Pombo Loves You is the animated short that turns the fond nostalgia of children’s televisions programs on its head. It tells the story of a distant father who is forced to confront his past-life, involving a tragic accident, as a 80’s TV mascot called Pombo. The film is director Steve Warne’s impressively captivating graduation film from the National Film and Television School (NTFS).
The short explores how experiences and the passage of time can alter our perception of something. “The idea of early television memories taking on a different meaning when looked back upon decades later seemed interesting. Then it was a case of finding the human story within that,” says Steve who has worked on films such as Kubo and the Two Strings and Wes Anderson’s upcoming animation Isle of Dogs.
“I met with our co-writer Josh Blaaberg very early on, realised we had a similar sensibility, and the story started to develop from there,” Steve told It’s Nice That. The pair then spent the next eight months working within a core team of 11 NFTS students to develop and animate Pombo Loves You.
The animation features a very specific aesthetic which is the result of the materials used, 80s references and its dynamic approach to lighting and cinematography. Most of the interiors and props, designed by Dana Anusca, are made of card. This was both a stylistic and practical choice in order to speed up the process of construction with limited time and resources. When it came to the characters, the team settled on a foam called Plastazote coupled with metal skeletons inside called armatures which enabled to puppets to hold their poses during the animation process.
“There was definitely a throwback to many of the shows that Josh and I grew up with. I think the most important aspect we wanted to capture was the feral energy of those kinds of live TV shows, like Fun House or Get Your Own Back. They genuinely felt dangerous and chaotic at the time,” explains Steve. However, the pair tried not to make any specific references to the 80s, finding it more useful to build on their own recollections as memory is at the heart of the story.
Steve also told us how they attempted to “attach those superficial and upbeat images with a deeper melancholy, which came out of thinking about some of the pop culture icons of the era such as Mr Blobby.” While researching, he discovered that a short-lived theme park had been built around the “Blobby universe”. The park is now completely derelict with the graffitied words “Noel Edmonds – stop pretending deal or no deal is more than it is,” on the rotting walls of Mr Blobby’s house. “I saw something captivating in this huge cultural icon of my childhood gathering dust,” says Steve.

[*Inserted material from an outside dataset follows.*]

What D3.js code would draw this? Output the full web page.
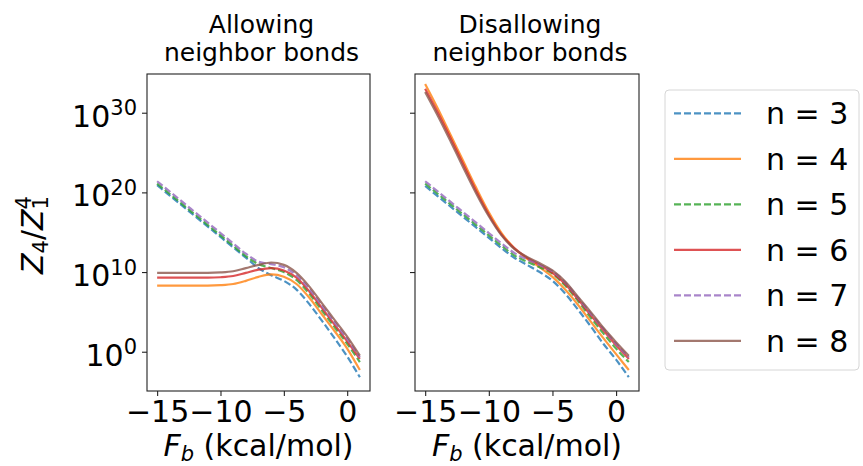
<!DOCTYPE html>
<html>
<head>
<meta charset="utf-8">
<script src="https://cdn.jsdelivr.net/npm/d3@7/dist/d3.min.js"></script>
<style>
  body { margin: 0; background: #fff; }
  text { font-family: "DejaVu Sans", sans-serif; fill: #000; }
</style>
</head>
<body>
<div id="chart"></div>
<script>
// F_b values (kcal/mol)
const fb = [-15, -14, -13, -12, -11, -10, -9, -8, -7, -6, -5, -4, -3, -2, -1, 0, 1];

const seriesNames = ["n = 3", "n = 4", "n = 5", "n = 6", "n = 7", "n = 8"];
const colors = ["#1f77b4", "#ff7f0e", "#2ca02c", "#d62728", "#9467bd", "#8c564b"];
const dashed = [true, false, true, false, true, false];

// log10(Z4 / Z1^4), allowing neighbor bonds
const allow3 = [20.9, 19.6, 18.3, 17.0, 15.7, 14.4, 13.1, 11.8, 10.5, 9.6, 8.9, 7.8, 6.0, 3.9, 1.7, -0.6, -3.2];
const allow4 = [8.3, 8.3, 8.3, 8.3, 8.3, 8.35, 8.5, 8.9, 9.4, 9.7, 9.4, 8.5, 6.8, 4.7, 2.6, 0.4, -2.3];
const allow5 = [21.1, 19.8, 18.5, 17.2, 15.9, 14.6, 13.3, 12.0, 11.0, 10.5, 10.0, 9.0, 7.3, 5.2, 3.1, 1.0, -1.3];
const allow6 = [9.3, 9.3, 9.3, 9.3, 9.3, 9.35, 9.5, 9.9, 10.3, 10.5, 10.2, 9.3, 7.6, 5.5, 3.4, 1.3, -0.9];
const allow7 = [21.4, 20.1, 18.8, 17.5, 16.2, 14.9, 13.6, 12.3, 11.3, 11.0, 10.6, 9.6, 7.9, 5.8, 3.7, 1.6, -0.7];
const allow8 = [9.9, 9.9, 9.9, 9.9, 9.9, 9.95, 10.1, 10.5, 10.9, 11.2, 10.9, 9.9, 8.2, 6.1, 4.0, 1.9, -0.5];

// log10(Z4 / Z1^4), disallowing neighbor bonds
const disallow3 = [20.8, 19.5, 18.2, 16.9, 15.6, 14.3, 13.0, 11.8, 10.9, 10.0, 8.9, 7.3, 5.3, 3.2, 1.0, -1.0, -3.2];
const disallow4 = [33.6, 30.5, 27.2, 23.9, 20.6, 17.5, 14.9, 13.0, 11.7, 10.6, 9.4, 7.8, 5.9, 3.8, 1.7, -0.3, -2.3];
const disallow5 = [21.1, 19.8, 18.5, 17.2, 15.9, 14.6, 13.3, 12.1, 11.3, 10.6, 9.8, 8.3, 6.4, 4.3, 2.3, 0.4, -1.3];
const disallow6 = [33.0, 30.0, 26.8, 23.5, 20.2, 17.2, 14.7, 13.0, 11.8, 10.9, 9.9, 8.5, 6.6, 4.6, 2.7, 0.8, -0.9];
const disallow7 = [21.4, 20.1, 18.8, 17.5, 16.2, 14.9, 13.6, 12.4, 11.6, 10.9, 10.1, 8.7, 6.8, 4.8, 2.9, 1.0, -0.7];
const disallow8 = [32.6, 29.6, 26.4, 23.1, 19.9, 17.0, 14.6, 12.9, 11.9, 11.1, 10.2, 8.8, 6.9, 5.0, 3.0, 1.2, -0.5];

const xTicks = [-15, -10, -5, 0];
const yTickExps = [0, 10, 20, 30];

const panels = [
  { title: ["Allowing", "neighbor bonds"], series: [allow3, allow4, allow5, allow6, allow7, allow8], left: 147, width: 223, yLabels: true },
  { title: ["Disallowing", "neighbor bonds"], series: [disallow3, disallow4, disallow5, disallow6, disallow7, disallow8], left: 415, width: 224, yLabels: false }
];

const W = 863, H = 466;
const plotTop = 74, plotH = 317;
const fs = 30;

const svg = d3.select("#chart").append("svg")
  .attr("width", W)
  .attr("height", H);

const y = d3.scaleLog()
  .domain([Math.pow(10, -4.93), Math.pow(10, 34.86)])
  .range([plotTop + plotH, plotTop]);

panels.forEach(function(p) {
  let x = d3.scaleLinear().domain([-15.8, 1.8]).range([p.left, p.left + p.width]);

  let g = svg.append("g");

  let line = d3.line()
    .x(function(d, i) { return x(fb[i]); })
    .y(function(d) { return y(Math.pow(10, d)); })
    .curve(d3.curveMonotoneX);

  p.series.forEach(function(s, k) {
    g.append("path")
      .datum(s)
      .attr("d", line)
      .attr("fill", "none")
      .attr("stroke", colors[k])
      .attr("stroke-opacity", 0.8)
      .attr("stroke-width", 2.2)
      .attr("stroke-dasharray", dashed[k] ? "7,3" : null);
  });

  // frame
  g.append("rect")
    .attr("x", p.left).attr("y", plotTop)
    .attr("width", p.width).attr("height", plotH)
    .attr("fill", "none").attr("stroke", "#222").attr("stroke-width", 1.1);

  // x axis
  let xAxis = g.append("g")
    .attr("transform", "translate(0," + (plotTop + plotH) + ")")
    .call(d3.axisBottom(x).tickValues(xTicks).tickSize(5).tickPadding(5)
      .tickFormat(function(d) { return d < 0 ? "\u2212" + Math.abs(d) : d; }));
  xAxis.select(".domain").remove();
  xAxis.selectAll("line").attr("stroke", "#222").attr("stroke-width", 1.1);
  xAxis.selectAll("text").attr("font-size", fs).attr("font-family", "DejaVu Sans").attr("fill", "#000");

  // y axis
  let yAxis = g.append("g")
    .attr("transform", "translate(" + p.left + ",0)")
    .call(d3.axisLeft(y).tickValues(yTickExps.map(function(e) { return Math.pow(10, e); }))
      .tickSize(5).tickPadding(5).tickFormat(""));
  yAxis.select(".domain").remove();
  yAxis.selectAll("line").attr("stroke", "#222").attr("stroke-width", 1.1);
  if (p.yLabels) {
    yAxis.selectAll(".tick text").each(function(d) {
      let t = d3.select(this)
        .attr("font-size", fs).attr("font-family", "DejaVu Sans").attr("fill", "#000")
        .attr("dy", "0.45em");
      t.append("tspan").text("10");
      t.append("tspan").attr("font-size", 21).attr("dy", -11.5)
        .text(Math.round(Math.log10(d)));
    });
  }

  // title
  let cx = p.left + p.width / 2;
  p.title.forEach(function(line, i) {
    svg.append("text")
      .attr("x", cx + 3).attr("y", 33 + i * 28)
      .attr("text-anchor", "middle")
      .attr("font-size", 25)
      .text(line);
  });

  // x label
  let xl = svg.append("text")
    .attr("x", cx).attr("y", 456)
    .attr("text-anchor", "middle")
    .attr("font-size", fs);
  xl.append("tspan").attr("font-style", "italic").text("F");
  xl.append("tspan").attr("font-style", "italic").attr("font-size", 21).attr("dy", 5).text("b");
  xl.append("tspan").attr("dy", -5).text(" (kcal/mol)");
});

// y label
let yl = svg.append("text")
  .attr("transform", "translate(43,235) rotate(-90)")
  .attr("text-anchor", "middle")
  .attr("font-size", fs);
yl.append("tspan").attr("font-style", "italic").text("Z");
yl.append("tspan").attr("font-size", 21).attr("dy", 5).text("4");
yl.append("tspan").attr("dy", -5).text("/");
yl.append("tspan").attr("font-style", "italic").text("Z");
yl.append("tspan").attr("font-size", 21).attr("dy", 5).text("1");
yl.append("tspan").attr("font-size", 21).attr("dx", -13.4).attr("dy", -17).text("4");

// legend
let lg = svg.append("g");
lg.append("rect")
  .attr("x", 665).attr("y", 90)
  .attr("width", 194).attr("height", 280)
  .attr("rx", 4)
  .attr("fill", "#fff").attr("stroke", "#d6d6d6").attr("stroke-width", 1);
seriesNames.forEach(function(name, k) {
  let ry = 113.3 + k * 45.5;
  lg.append("line")
    .attr("x1", 674).attr("x2", 741)
    .attr("y1", ry).attr("y2", ry)
    .attr("stroke", colors[k]).attr("stroke-opacity", 0.8)
    .attr("stroke-width", 2.2)
    .attr("stroke-dasharray", dashed[k] ? "7,3" : null);
  lg.append("text")
    .attr("x", 766).attr("y", ry + 11)
    .attr("font-size", fs)
    .text(name);
});
</script>
</body>
</html>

This subversive and strange mix of naivety and nightmare is carried through to the narrative and atmosphere of Pombo Loves You.

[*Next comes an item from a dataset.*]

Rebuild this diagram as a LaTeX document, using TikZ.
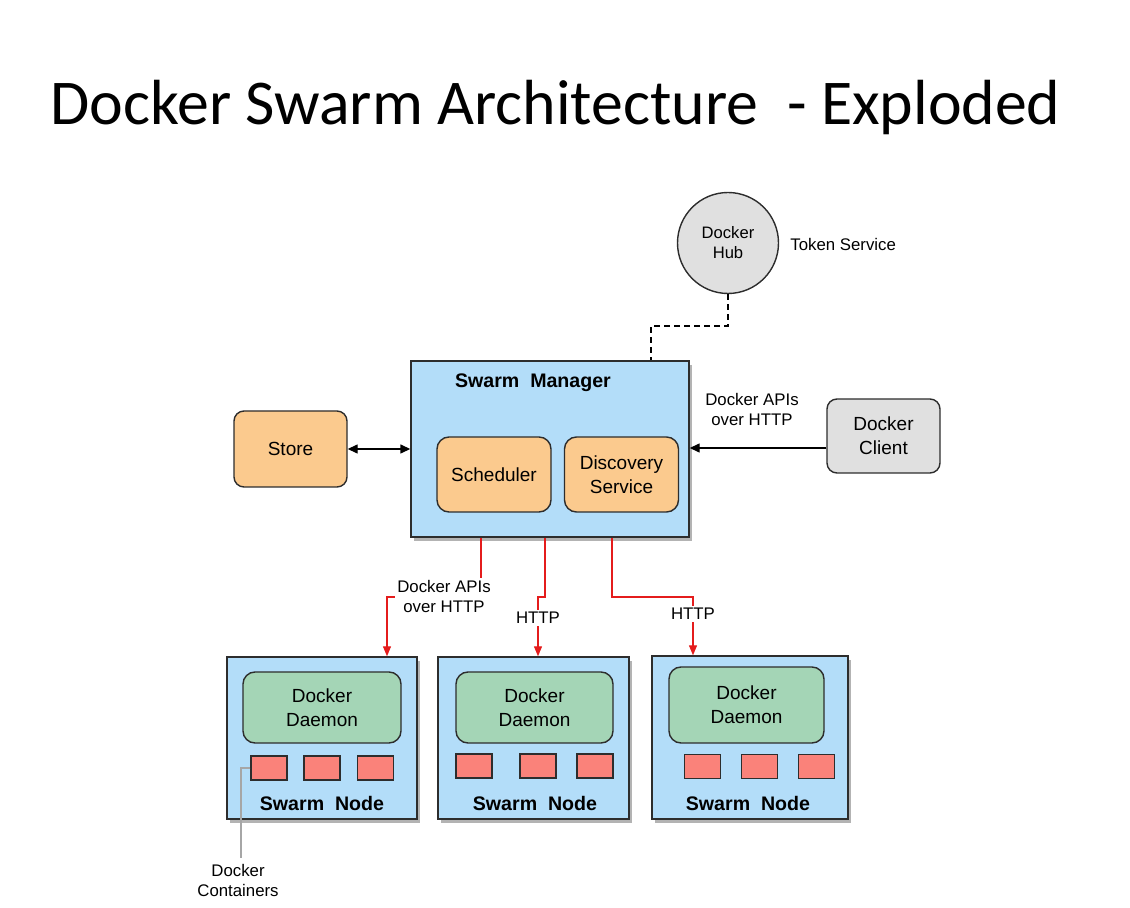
\documentclass[tikz,border=0pt]{standalone}
\usepackage{fontspec}
\setmainfont{Liberation Sans}
\newfontfamily\titlefont{Carlito}
\usetikzlibrary{arrows.meta,shadows}
\definecolor{mgrblue}{RGB}{179,221,249}
\definecolor{boxorange}{RGB}{251,202,142}
\definecolor{hubgray}{RGB}{224,224,224}
\definecolor{daemongreen}{RGB}{164,213,182}
\definecolor{boxred}{RGB}{250,130,122}
\definecolor{wirered}{RGB}{228,28,28}
\definecolor{edgegray}{RGB}{45,45,45}

\begin{document}
\begin{tikzpicture}[x=0.5pt,y=-0.5pt,
    box/.style={draw=edgegray,line width=0.7pt,inner sep=0pt,align=center,
                font=\fontsize{9.5}{12}\selectfont},
    shadowed/.style={drop shadow={shadow xshift=1.5pt,shadow yshift=-2pt,opacity=0.6}},
    small/.style={inner sep=1pt,align=center,font=\fontsize{8.4}{10}\selectfont},
    bold/.style={font=\bfseries\fontsize{9.8}{12}\selectfont},
    cont/.style={box,fill=boxred,minimum width=18pt,minimum height=12pt},
    wire/.style={wirered,line width=0.6pt,-{Triangle[length=5pt,width=4pt]}}]
    \useasboundingbox (0,0) rectangle (1130,908);

    \node[anchor=base west,inner sep=0pt,font=\titlefont\fontsize{31.9}{38}\selectfont]
        (title) at (50,125) {Docker Swarm Architecture\ \ - Exploded};

    % manager and its neighbours
    \node[box,circle,fill=hubgray,minimum size=50.5pt,font=\fontsize{8.3}{10}\selectfont]
        (hub) at (728,243) {Docker\\Hub};
    \node[small,anchor=west] (token) at (788,245) {Token Service};

    \node[box,shadowed,fill=mgrblue,minimum width=139pt,minimum height=88pt] (mgr) at (550,449) {};
    \node[bold] (mgrlabel) at (533,383) {Swarm\ \ Manager};
    \node[box,rounded corners=6pt,fill=boxorange,minimum width=57pt,minimum height=37.5pt]
        (sched) at (494,474.5) {Scheduler};
    \node[box,rounded corners=6pt,fill=boxorange,minimum width=57pt,minimum height=37.5pt]
        (disc) at (621.5,474.5) {Discovery\\Service};
    \node[box,rounded corners=5pt,fill=boxorange,minimum width=56.5pt,minimum height=38pt]
        (store) at (290.5,449) {Store};
    \node[box,rounded corners=5pt,fill=hubgray,minimum width=56.5pt,minimum height=37pt]
        (client) at (883.5,436) {Docker\\Client};
    \node[small] (apis) at (752,409) {Docker APIs\\over HTTP};

    \draw[line width=0.8pt,dash pattern=on 3pt off 2pt] (hub.south) |- (651,326) -- (651,0 |- mgr.north);
    \draw[line width=0.7pt,{Triangle[length=5pt,width=4.5pt]}-{Triangle[length=5pt,width=4.5pt]}]
        (store.east) -- (mgr.west);
    \draw[line width=0.7pt,-{Triangle[length=5pt,width=4.5pt]}] (client.west |- 0,448) -- (mgr.east |- 0,448);

    % swarm nodes
    \node[box,shadowed,fill=mgrblue,minimum width=95pt,minimum height=81pt] (node1) at (322,738) {};
    \node[box,shadowed,fill=mgrblue,minimum width=95.5pt,minimum height=81pt] (node2) at (533.5,738) {};
    \node[box,shadowed,fill=mgrblue,minimum width=98pt,minimum height=81.5pt] (node3) at (750,737.5) {};

    \node[box,rounded corners=6pt,fill=daemongreen,minimum width=79pt,minimum height=35.5pt]
        (daemon1) at (322,707.5) {Docker\\Daemon};
    \node[box,rounded corners=6pt,fill=daemongreen,minimum width=78.5pt,minimum height=35.5pt]
        (daemon2) at (534.5,707.5) {Docker\\Daemon};
    \node[box,rounded corners=6pt,fill=daemongreen,minimum width=77.5pt,minimum height=38pt]
        (daemon3) at (746.5,705) {Docker\\Daemon};

    \node[cont] (c11) at (269,768) {};
    \node[cont] (c12) at (322,768) {};
    \node[cont] (c13) at (375.5,768) {};
    \node[cont] (c21) at (474,766) {};
    \node[cont] (c22) at (538,766) {};
    \node[cont] (c23) at (595,766) {};
    \node[cont] (c31) at (702.5,766.5) {};
    \node[cont] (c32) at (759.5,766.5) {};
    \node[cont] (c33) at (816.5,766.5) {};

    \node[bold] (sn1) at (322,803) {Swarm\ \ Node};
    \node[bold] (sn2) at (535,803) {Swarm\ \ Node};
    \node[bold] (sn3) at (748,803) {Swarm\ \ Node};

    % red links down to the nodes
    \coordinate (m1) at (481,0 |- mgr.south);
    \coordinate (m2) at (545,0 |- mgr.south);
    \coordinate (m3) at (612,0 |- mgr.south);
    \draw[wire] (m1) |- (387,597) -- (387,0 |- node1.north);
    \draw[wire] (m2) |- (538,597) -- (538,0 |- node2.north);
    \draw[wire] (m3) |- (693,597) -- (693,0 |- node3.north);
    \node[small,fill=white] (api2) at (444,596) {Docker APIs\\over HTTP};
    \node[small,fill=white] (http2) at (538,618) {HTTP};
    \node[small,fill=white] (http3) at (693,614) {HTTP};

    \draw[gray!70,line width=0.6pt] (c11.west) -| (241,858);
    \node[small] (contlabel) at (238,880) {Docker\\Containers};
\end{tikzpicture}
\end{document}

All too often with stop motion film, there can be a real fear of moving the camera resulting in “locked off shots” pointing down into the set, leaving the animation to play out like a puppet show. The film’s cinematographer Alastair Little had never worked on an animation before and so he naturally brought a live-action approach, meaning the team attempted shots that might usually be avoided because of their apparent technical difficulties. Pombo Loves You has a very “real” and cinematic feel because of this. When planning shots, the team also tried not to be too thorough, instead, improvising in order to inject a tension usually only possible when capturing actual humans.